When I considered also that in many times and places people lived in small villages where the community undertook activities together — e.g. the men all went out to work the fields at the same time, the women did the washing and cooking in a community area at the same time — I started to think that maybe one of the reasons so many people feel scattered and overwhelmed these days is because we’re just not meant to have to create our own schedules. Humans are used to powerful forces beyond their control like the availability of light or the momentum of community activities structuring their days. Having an Excel printout just isn’t the same. It doesn’t provide a true hard stop to simply have a line on a piece of paper. We’re free to ignore our arbitrary, self-set deadlines (as some employee at some recycling plant no doubt thinks when he keeps seeing papers with labels like “Jen’s Daily Schedule” and “Jen’s Daily Schedule – NEW” and “Jen’s Updated Daily Schedule” fly by).
I realized that without the structure of cohesive communities and the hard stops of life without technology, people like me are adrift. It is all too easy to float past the arbitrary boundaries I set for myself and lose any semblance of a routine; and by virtue of just flipping on some lights, my workday never really has to end.

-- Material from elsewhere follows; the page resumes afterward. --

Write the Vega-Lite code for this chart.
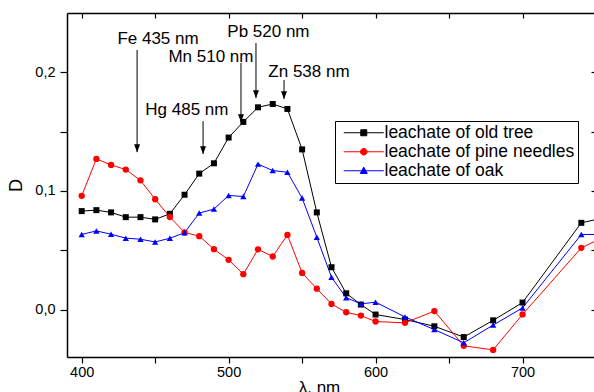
{
  "$schema": "https://vega.github.io/schema/vega-lite/v6.json",
  "width": 529,
  "height": 344,
  "autosize": {"type": "none"},
  "padding": {"left": 67, "top": 13, "right": 0, "bottom": 35},
  "background": "white",
  "config": {
    "view": {"stroke": null},
    "font": "Liberation Sans",
    "axis": {"grid": false, "domainColor": "black", "tickColor": "black", "labelColor": "black", "titleColor": "black", "labelFont": "Liberation Sans", "titleFont": "Liberation Sans", "titleFontWeight": "normal", "domainWidth": 1.5, "tickWidth": 1.2}
  },
  "datasets": {
    "spectra": [
      {"series": "leachate of old tree", "nm": 400, "D": 0.0830},
      {"series": "leachate of old tree", "nm": 410, "D": 0.0838},
      {"series": "leachate of old tree", "nm": 420, "D": 0.0819},
      {"series": "leachate of old tree", "nm": 430, "D": 0.0779},
      {"series": "leachate of old tree", "nm": 440, "D": 0.0779},
      {"series": "leachate of old tree", "nm": 450, "D": 0.0760},
      {"series": "leachate of old tree", "nm": 460, "D": 0.0807},
      {"series": "leachate of old tree", "nm": 470, "D": 0.0968},
      {"series": "leachate of old tree", "nm": 480, "D": 0.1146},
      {"series": "leachate of old tree", "nm": 490, "D": 0.1233},
      {"series": "leachate of old tree", "nm": 500, "D": 0.1450},
      {"series": "leachate of old tree", "nm": 510, "D": 0.1582},
      {"series": "leachate of old tree", "nm": 520, "D": 0.1705},
      {"series": "leachate of old tree", "nm": 530, "D": 0.1733},
      {"series": "leachate of old tree", "nm": 540, "D": 0.1691},
      {"series": "leachate of old tree", "nm": 550, "D": 0.1350},
      {"series": "leachate of old tree", "nm": 560, "D": 0.0819},
      {"series": "leachate of old tree", "nm": 570, "D": 0.0357},
      {"series": "leachate of old tree", "nm": 580, "D": 0.0137},
      {"series": "leachate of old tree", "nm": 590, "D": 0.0042},
      {"series": "leachate of old tree", "nm": 600, "D": -0.0042},
      {"series": "leachate of old tree", "nm": 620, "D": -0.0084},
      {"series": "leachate of old tree", "nm": 640, "D": -0.0141},
      {"series": "leachate of old tree", "nm": 660, "D": -0.0232},
      {"series": "leachate of old tree", "nm": 680, "D": -0.0091},
      {"series": "leachate of old tree", "nm": 700, "D": 0.0059},
      {"series": "leachate of old tree", "nm": 740, "D": 0.0731},
      {"series": "leachate of old tree", "nm": 760, "D": 0.0786},
      {"series": "leachate of pine needles", "nm": 400, "D": 0.0959},
      {"series": "leachate of pine needles", "nm": 410, "D": 0.1270},
      {"series": "leachate of pine needles", "nm": 420, "D": 0.1219},
      {"series": "leachate of pine needles", "nm": 430, "D": 0.1180},
      {"series": "leachate of pine needles", "nm": 440, "D": 0.1089},
      {"series": "leachate of pine needles", "nm": 450, "D": 0.0930},
      {"series": "leachate of pine needles", "nm": 460, "D": 0.0780},
      {"series": "leachate of pine needles", "nm": 470, "D": 0.0650},
      {"series": "leachate of pine needles", "nm": 480, "D": 0.0619},
      {"series": "leachate of pine needles", "nm": 490, "D": 0.0509},
      {"series": "leachate of pine needles", "nm": 500, "D": 0.0419},
      {"series": "leachate of pine needles", "nm": 510, "D": 0.0298},
      {"series": "leachate of pine needles", "nm": 520, "D": 0.0508},
      {"series": "leachate of pine needles", "nm": 530, "D": 0.0447},
      {"series": "leachate of pine needles", "nm": 540, "D": 0.0629},
      {"series": "leachate of pine needles", "nm": 550, "D": 0.0309},
      {"series": "leachate of pine needles", "nm": 560, "D": 0.0176},
      {"series": "leachate of pine needles", "nm": 570, "D": 0.0047},
      {"series": "leachate of pine needles", "nm": 580, "D": -0.0023},
      {"series": "leachate of pine needles", "nm": 590, "D": -0.0051},
      {"series": "leachate of pine needles", "nm": 600, "D": -0.0101},
      {"series": "leachate of pine needles", "nm": 620, "D": -0.0112},
      {"series": "leachate of pine needles", "nm": 640, "D": -0.0013},
      {"series": "leachate of pine needles", "nm": 660, "D": -0.0306},
      {"series": "leachate of pine needles", "nm": 680, "D": -0.0340},
      {"series": "leachate of pine needles", "nm": 700, "D": -0.0041},
      {"series": "leachate of pine needles", "nm": 740, "D": 0.0520},
      {"series": "leachate of pine needles", "nm": 760, "D": 0.0640},
      {"series": "leachate of oak", "nm": 400, "D": 0.0633},
      {"series": "leachate of oak", "nm": 410, "D": 0.0663},
      {"series": "leachate of oak", "nm": 420, "D": 0.0635},
      {"series": "leachate of oak", "nm": 430, "D": 0.0602},
      {"series": "leachate of oak", "nm": 440, "D": 0.0593},
      {"series": "leachate of oak", "nm": 450, "D": 0.0570},
      {"series": "leachate of oak", "nm": 460, "D": 0.0601},
      {"series": "leachate of oak", "nm": 470, "D": 0.0648},
      {"series": "leachate of oak", "nm": 480, "D": 0.0813},
      {"series": "leachate of oak", "nm": 490, "D": 0.0847},
      {"series": "leachate of oak", "nm": 500, "D": 0.0962},
      {"series": "leachate of oak", "nm": 510, "D": 0.0953},
      {"series": "leachate of oak", "nm": 520, "D": 0.1226},
      {"series": "leachate of oak", "nm": 530, "D": 0.1172},
      {"series": "leachate of oak", "nm": 540, "D": 0.1157},
      {"series": "leachate of oak", "nm": 550, "D": 0.0940},
      {"series": "leachate of oak", "nm": 560, "D": 0.0610},
      {"series": "leachate of oak", "nm": 570, "D": 0.0272},
      {"series": "leachate of oak", "nm": 580, "D": 0.0100},
      {"series": "leachate of oak", "nm": 590, "D": 0.0048},
      {"series": "leachate of oak", "nm": 600, "D": 0.0062},
      {"series": "leachate of oak", "nm": 620, "D": -0.0062},
      {"series": "leachate of oak", "nm": 640, "D": -0.0169},
      {"series": "leachate of oak", "nm": 660, "D": -0.0280},
      {"series": "leachate of oak", "nm": 680, "D": -0.0131},
      {"series": "leachate of oak", "nm": 700, "D": 0.0014},
      {"series": "leachate of oak", "nm": 740, "D": 0.0633},
      {"series": "leachate of oak", "nm": 760, "D": 0.0633}
    ],
    "arrows": [
      {"label": "Fe 435 nm", "nm": 437.7, "D": 0.2188, "D2": 0.1327},
      {"label": "Hg 485 nm", "nm": 482.6, "D": 0.1589, "D2": 0.1311},
      {"label": "Mn 510 nm", "nm": 508.4, "D": 0.2078, "D2": 0.1581},
      {"label": "Pb 520 nm", "nm": 518.6, "D": 0.2247, "D2": 0.1783},
      {"label": "Zn 538 nm", "nm": 537.7, "D": 0.1935, "D2": 0.1775}
    ],
    "labels": [
      {"label": "Fe 435 nm", "nm": 424.3, "D": 0.2241},
      {"label": "Hg 485 nm", "nm": 443.3, "D": 0.1639},
      {"label": "Mn 510 nm", "nm": 459.0, "D": 0.2089},
      {"label": "Pb 520 nm", "nm": 499.1, "D": 0.2300},
      {"label": "Zn 538 nm", "nm": 527.0, "D": 0.1963}
    ]
  },
  "layer": [
    {
      "data": {"name": "spectra"},
      "mark": {"type": "line", "strokeWidth": 1, "clip": true},
      "encoding": {
        "x": {"field": "nm", "type": "quantitative", "scale": {"domain": [390, 750], "nice": false, "zero": false},
          "axis": {"orient": "bottom", "title": "λ, nm", "values": [400, 450, 500, 550, 600, 650, 700, 750], "format": "d", "labelExpr": "datum.value % 100 == 0 ? datum.label : ''", "tickSize": 6, "labelFontSize": 14.5, "labelPadding": 2, "titleFontSize": 17, "titlePadding": 1, "titleX": 252}},
        "y": {"field": "D", "type": "quantitative", "scale": {"domain": [-0.04, 0.25], "nice": false, "zero": false},
          "axis": {"orient": "left", "title": "D", "values": [0, 0.05, 0.1, 0.15, 0.2], "labelExpr": "round(datum.value * 20) % 2 == 0 ? replace(format(datum.value, '.1f'), '.', ',') : ''", "tickSize": 7, "labelFontSize": 14.5, "labelPadding": 5, "titleFontSize": 18, "titlePadding": 9}},
        "color": {"field": "series", "type": "nominal",
          "scale": {"domain": ["leachate of old tree", "leachate of pine needles", "leachate of oak"], "range": ["#000000", "#ff0000", "#0000ff"]},
          "legend": {"orient": "none", "legendX": 268, "legendY": 108, "title": null, "strokeColor": "black", "padding": 3, "labelFont": "Liberation Sans", "labelFontSize": 17.5, "labelColor": "black", "labelLimit": 400, "rowPadding": 0, "symbolSize": 36, "labelOffset": 29, "symbolStrokeWidth": 1, "symbolOpacity": 1,
            "encode": {"symbols": {"update": {
              "shape": {"signal": "datum.value == 'leachate of old tree' ? 'M-1,0H12.33M4.67,-1H6.67V1H4.67Z' : datum.value == 'leachate of pine needles' ? 'M-1,0H12.33M4.57,0A1.1,1.1 0 1,0 6.77,0A1.1,1.1 0 1,0 4.57,0Z' : 'M-1,0H12.33M4.5,0.9L6.83,0.9L5.67,-1.2Z'"}
            }}}}
        }
      }
    },
    {
      "data": {"name": "spectra"},
      "transform": [{"filter": "datum.series == 'leachate of old tree'"}],
      "mark": {"type": "point", "filled": true, "opacity": 1, "clip": true, "shape": "square", "size": 36},
      "encoding": {
        "x": {"field": "nm", "type": "quantitative", "axis": {"orient": "top", "title": null, "labels": false, "values": [400, 450, 500, 550, 600, 650, 700, 750], "tickSize": -5}},
        "y": {"field": "D", "type": "quantitative", "axis": {"orient": "right", "title": null, "labels": false, "values": [0, 0.05, 0.1, 0.15, 0.2], "tickSize": -5}},
        "color": {"field": "series", "type": "nominal"}
      }
    },
    {
      "data": {"name": "spectra"},
      "transform": [{"filter": "datum.series == 'leachate of pine needles'"}],
      "mark": {"type": "point", "filled": true, "opacity": 1, "clip": true, "shape": "circle", "size": 40},
      "encoding": {
        "x": {"field": "nm", "type": "quantitative", "axis": null},
        "y": {"field": "D", "type": "quantitative", "axis": null},
        "color": {"field": "series", "type": "nominal"}
      }
    },
    {
      "data": {"name": "spectra"},
      "transform": [{"filter": "datum.series == 'leachate of oak'"}],
      "mark": {"type": "point", "filled": true, "opacity": 1, "clip": true, "shape": "triangle-up", "size": 40},
      "encoding": {
        "x": {"field": "nm", "type": "quantitative", "axis": null},
        "y": {"field": "D", "type": "quantitative", "axis": null},
        "color": {"field": "series", "type": "nominal"}
      }
    },
    {
      "data": {"name": "arrows"},
      "mark": {"type": "rule", "color": "black", "strokeWidth": 1},
      "encoding": {
        "x": {"field": "nm", "type": "quantitative", "axis": null},
        "y": {"field": "D", "type": "quantitative", "axis": null},
        "y2": {"field": "D2"}
      }
    },
    {
      "data": {"name": "arrows"},
      "mark": {"type": "point", "filled": true, "color": "black", "opacity": 1, "shape": "M-1,-2.6L1,-2.6L0,0Z", "size": 36},
      "encoding": {
        "x": {"field": "nm", "type": "quantitative", "axis": null},
        "y": {"field": "D2", "type": "quantitative", "axis": null}
      }
    },
    {
      "data": {"name": "labels"},
      "mark": {"type": "text", "align": "left", "baseline": "alphabetic", "font": "Liberation Sans", "fontSize": 17, "color": "black"},
      "encoding": {
        "x": {"field": "nm", "type": "quantitative", "axis": null},
        "y": {"field": "D", "type": "quantitative", "axis": null},
        "text": {"field": "label"}
      }
    }
  ],
  "resolve": {"axis": {"x": "independent", "y": "independent"}}
}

There are people out there who are good at self-imposing routines, who have a natural tendency to have a clear end to their work days and observe periods of rest. I am not one of them. I love the idea of creating a “family liturgy,” of “imposing order through structure and ritual”…yet how does someone like me bring structure and order to my days? How do I make it real when modern technology allows me to do drift out of the ritual and do whatever I want whenever I want? How do I make sure that “Jen’s Family Liturgy” isn’t just one more forgotten piece of paper down at the recycling plant? How do I create hard stops?